Lt. Col. Lewis “Chesty” Puller’s 1st Battalion, 7th Marines began an exploratory mission on Sept. 23, 1942. Soon they ran into big trouble. On Sept. 25, 1942, Munro helped land the 2nd Battalion, 5th Marines to reinforce 1st Battalion, 7th Marines.
After landing the reinforcements, the Coastie Coxswains were refueling their landing craft when their commanding officer received an emergency call to evacuate the Marines. When Munro was asked if their landing craft were ready to return to rescue the desperate Marines, he responded, “Hell, yeah!”
The numerically superior Japanese forces had the Marines with their backs to the ocean, a soon-to-be-death situation. The 500 Marines were picked up in the water by the Coast Guard coxswains while receiving Japanese rifle and machine gun fire. Munro’s LCP provided cover fire while the Marines were being pulled out of the ocean.
After all the Marines were rescued, a bullet hit Munro at the base of his skull. When he regained consciousness he asked Evans, “Did they get off?” Before Evans could answer, Munro died in Evans’ arms.
The LCP coxswains had rescued Marines to fight “another day.” One was Puller, who rose to the rank of major general and a USMC hero. Puller nominated Munro for the Congressional Medal of Honor. One of the other rescued Marines was Gunnery Sgt. John Basilone. A month later, Basilone was awarded the Medal of Honor for killing hundreds of Japanese soldiers during the Oct. 23-26, 1942 battle to keep Henderson Field in USMC control.
The fierce fighting wasn’t only on the land. The Imperial Japanese Navy sent ships down “The Slot” which was at the southern end of Guadalcanal, Saco and Florida islands. The IJN would attempt to reinforce their troops at night which were intercepted by the U.S. Navy. Both sides lost ships. In fact, there’s a total of 111 American and Japanese ships and 1,450 airplanes lying in 2,500 of “Iron Bottom Sound.”
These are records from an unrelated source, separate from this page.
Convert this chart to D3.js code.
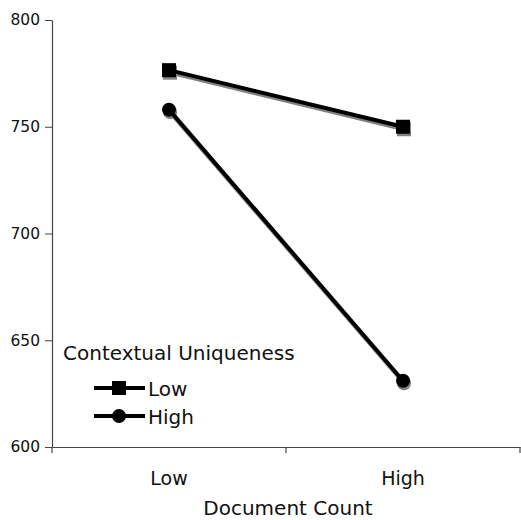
<!DOCTYPE html>
<html>
<head>
<meta charset="utf-8">
<script src="https://cdn.jsdelivr.net/npm/d3@7"></script>
<style>
  body { margin: 0; background: #fff; }
  svg { display: block; font-family: "DejaVu Sans", sans-serif; }
</style>
</head>
<body>
<svg id="chart" width="521" height="520"></svg>
<script>
const categories = ["Low", "High"];
const seriesNames = ["Low", "High"];
const lowUniqueness = [776.5, 750];
const highUniqueness = [758, 631];
const yTicks = [600, 650, 700, 750, 800];

const svg = d3.select("#chart");
const mLeft = 52, mRight = 520, mTop = 20, mBottom = 447;

const x = d3.scaleBand().domain(categories).range([mLeft, mRight]);
const y = d3.scaleLinear().domain([600, 800]).range([mBottom, mTop]);

// Y axis
const yAxis = svg.append("g")
    .attr("transform", `translate(${mLeft},0)`)
    .call(d3.axisLeft(y).tickValues(yTicks).tickSize(7).tickSizeOuter(0).tickPadding(5));
yAxis.select(".domain").attr("stroke", "#444").attr("stroke-width", 1.2);
yAxis.selectAll(".tick line").attr("stroke", "#444");
yAxis.selectAll("text").attr("font-size", 15.5).attr("font-family", "DejaVu Sans").attr("fill", "#111");

// X axis
const xAxis = svg.append("g")
    .attr("transform", `translate(0,${mBottom})`)
    .call(d3.axisBottom(x).tickSize(0).tickPadding(25));
xAxis.select(".domain").attr("stroke", "#444").attr("stroke-width", 1.2);
xAxis.selectAll("text").attr("font-size", 19).attr("font-family", "DejaVu Sans").attr("fill", "#111");
// band separators as ticks
[mLeft, mLeft + x.bandwidth(), mRight].forEach(v => {
    svg.append("line")
        .attr("x1", v).attr("x2", v)
        .attr("y1", mBottom).attr("y2", mBottom + 6)
        .attr("stroke", "#444").attr("stroke-width", 1.2);
});

svg.append("text")
    .attr("x", 288)
    .attr("y", 515)
    .attr("text-anchor", "middle")
    .attr("font-size", 20)
    .attr("fill", "#111")
    .text("Document Count");

const cx = d => x(d) + x.bandwidth() / 2;
const line = d3.line().x((d, i) => cx(categories[i])).y(d => y(d));

function drawSeries(values, shape, color, dx, dy) {
    const g = svg.append("g").attr("transform", `translate(${dx},${dy})`);
    g.append("path")
        .datum(values)
        .attr("fill", "none")
        .attr("stroke", color)
        .attr("stroke-width", 4)
        .attr("d", line);
    values.forEach((v, i) => {
        const px = cx(categories[i]), py = y(v);
        if (shape === "square") {
            g.append("rect")
                .attr("x", px - 7).attr("y", py - 7)
                .attr("width", 14).attr("height", 14)
                .attr("fill", color);
        } else {
            g.append("circle")
                .attr("cx", px).attr("cy", py).attr("r", 7)
                .attr("fill", color);
        }
    });
}

// shadows then series
drawSeries(lowUniqueness, "square", "#808080", 1, 2.5);
drawSeries(highUniqueness, "circle", "#808080", 1, 2.5);
drawSeries(lowUniqueness, "square", "#000", 0, 0);
drawSeries(highUniqueness, "circle", "#000", 0, 0);

// Legend
svg.append("text")
    .attr("x", 63).attr("y", 360)
    .attr("font-size", 20).attr("fill", "#111")
    .text("Contextual Uniqueness");

seriesNames.forEach((name, i) => {
    const ly = 388 + i * 28;
    svg.append("line")
        .attr("x1", 94).attr("x2", 145)
        .attr("y1", ly).attr("y2", ly)
        .attr("stroke", "#000").attr("stroke-width", 4);
    if (i === 0) {
        svg.append("rect").attr("x", 112).attr("y", ly - 7).attr("width", 14).attr("height", 14).attr("fill", "#000");
    } else {
        svg.append("circle").attr("cx", 119).attr("cy", ly).attr("r", 7).attr("fill", "#000");
    }
    svg.append("text")
        .attr("x", 148).attr("y", ly + 8)
        .attr("font-size", 20).attr("fill", "#111")
        .text(name);
});
</script>
</body>
</html>
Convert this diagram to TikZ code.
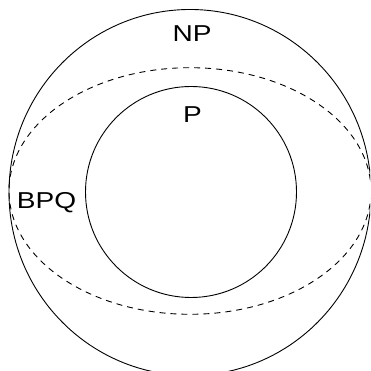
\documentclass[tikz,border=0pt]{standalone}
\usepackage{fontspec}
\setmainfont{Liberation Sans}
\begin{document}
\begin{tikzpicture}[x=1pt,y=1pt,
  ring/.style={draw=black, line width=0.9pt},
  dashring/.style={draw=black, line width=0.9pt, dash pattern=on 6pt off 5pt},
  lbl/.style={font=\fontsize{23}{23}\selectfont, inner sep=0pt}]
\useasboundingbox (0,0) rectangle (370,371);
\clip (0,0) rectangle (370,371);
\draw[ring] (190,178.5) ellipse [x radius=181, y radius=183];
\draw[dashring] (190,180) ellipse [x radius=181, y radius=123.3];
\draw[ring] (191,179) circle [radius=105.5];
\node[lbl] (np) at (192,337) {\scalebox{1.22}[1]{NP}};
\node[lbl] (p) at (192.5,256.5) {\scalebox{1.22}[1]{P}};
\node[lbl] (bpq) at (46.5,168.5) {\scalebox{1.22}[1]{BPQ}};
\end{tikzpicture}
\end{document}
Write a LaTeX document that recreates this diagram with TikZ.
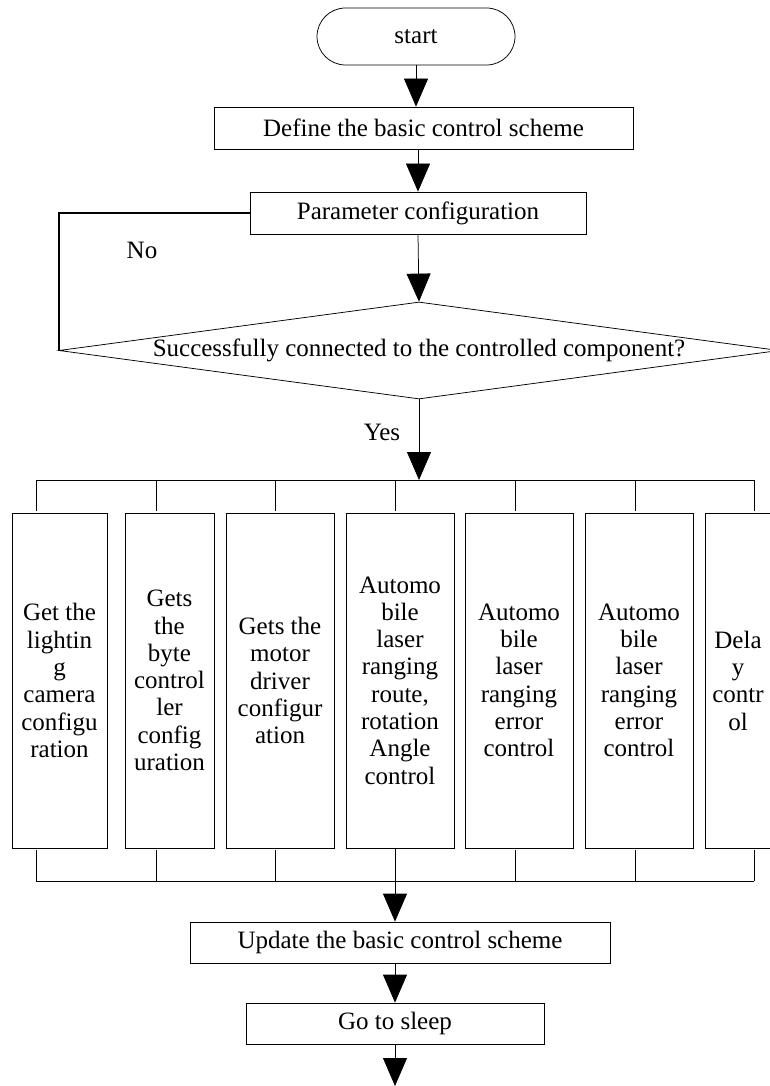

The last three sentences of Munro’s nomination for the Medal of Honor read “When the perilous task of evacuation was nearly completed, Munro was killed by enemy fire, but his crew, two of whom were wounded, carried on until the last boat had loaded and cleared the beach. By his outstanding leadership, expert planning, and dauntless devotion to duty, he and his courageous comrades undoubtedly saved the lives of many who otherwise would have perished. He gallantly gave his life in defense of his country.”
Puller nominated Munro for the Medal of Honor, which was endorsed by Admiral William Halsey, Jr. and approved by President Franklin D. Roosevelt. Of the 3,534 Medal of Honor recipients, Munro remains the only USCG recipient.
Even after Munro was killed, he had a positive effect on those around him. His mom, Edith Munro, was 48 years young when she enlisted in the USCG SPARS. She served as a lieutenant JG until she was discharged in 1946.
A childhood friend of Munro’s, Mike Cooley, returned from being in the Army during the war in Europe and learned about Munro. After visiting his grave in Cle Elum, the next day Cooley replaced Munro’s tattered flag. Every day for 40 years Cooley raised Munro’s flag in the morning and retired the flag before sunset. You can’t find a friend more faithful than Cooley.
Somehow saying, “Thank you for your service, Doug,” doesn’t express enough gratitude to him. He deserves a firm commitment to a long-term positive action. One of the ways I thank our vets is by sharing their story so that more people know the shoulders we stand upon today. If you don’t know your past, what kind of a future will you have?